O objetivo formal da Brasil Telecom (controlada pelo banqueiro Daniel Dantas, do Opportunity) era investigar a Telecom Italia -as empresas protagonizam uma batalha judicial. A investigação da Kroll, porém, resvalou tanto em Gushiken como no presidente do Banco do Brasil, Cássio Casseb, que teve monitorados seus encontros com executivos da Telecom Italia.
O pedido formal do governo, por meio de um documento elaborado pela Secom (Secretaria de Comunicação de Governo e Gestão Estratégica), deve chegar hoje às mãos do advogado-geral da União, Álvaro Augusto Ribeiro Costa. Não há prazo para que ele conclua os estudos, que podem ser encaminhados diretamente à Justiça ou, numa terceira etapa, ao Ministério Público Federal.
Ontem, em nota, Gushiken disse que ‘considera ilegais os procedimentos de espionagem noticiados e irá adotar as medidas jurídicas pertinentes’.
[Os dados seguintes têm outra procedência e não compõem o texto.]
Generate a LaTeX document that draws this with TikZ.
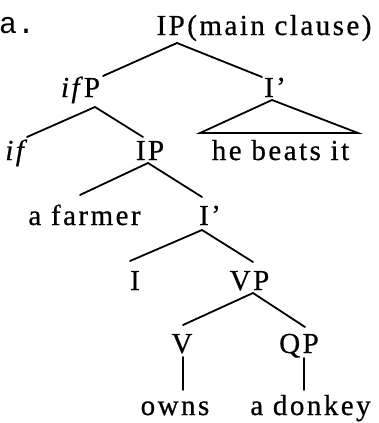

No relatório da Kroll aparecem mensagens eletrônicas trocadas entre Gushiken e o empresário Luiz Roberto Demarco, ex-sócio de Dantas no Opportunity. Em entrevista anteontem, o ministro confirma a troca de e-mails com Demarco entre 2000 e 2001, mas nega irregularidades. Diz que, por atuar à época na área da previdência, buscava informações sobre Dantas em tal questão.
Ontem, pela manhã, Gushiken conversou longamente por telefone com o ministro da Justiça, Márcio Thomaz Bastos. Encontrou-se ainda com o ministro-chefe do Gabinete de Segurança Institucional da Presidência, general Jorge Félix, e com Mauro Marcelo de Lima e Silva, diretor-geral da Abin (Agência Brasileira de Inteligência). A eles, disse que há anos desconfiava que poderia estar na rota de espionagem, mas só tomou conhecimento de que há documentos a respeito quando foi procurado pela reportagem da Folha para tratar do tema.
Concluíram que, neste momento, o melhor caminho é entregar o caso à AGU. ‘No âmbito do governo, o assunto vem sendo acompanhado pela Polícia Federal e pelo Ministério da Justiça’, afirmou ontem Gushiken, em nota. O ministro da Secom, por ora, não pretende estender o caso ao presidente Lula, que viajou ontem para a região Sul do país e embarca, neste domingo, para quatro dias de visita a países do continente africano.
O ministro das Comunicações, Eunício Oliveira, disse que sua pasta está fora do caso. ‘É uma disputa entre duas empresas privadas. O governo fará o que determina a lei: os atos ilegais serão punidos. É tudo caso para a polícia, não para o Ministério das Comunicações’, declarou.’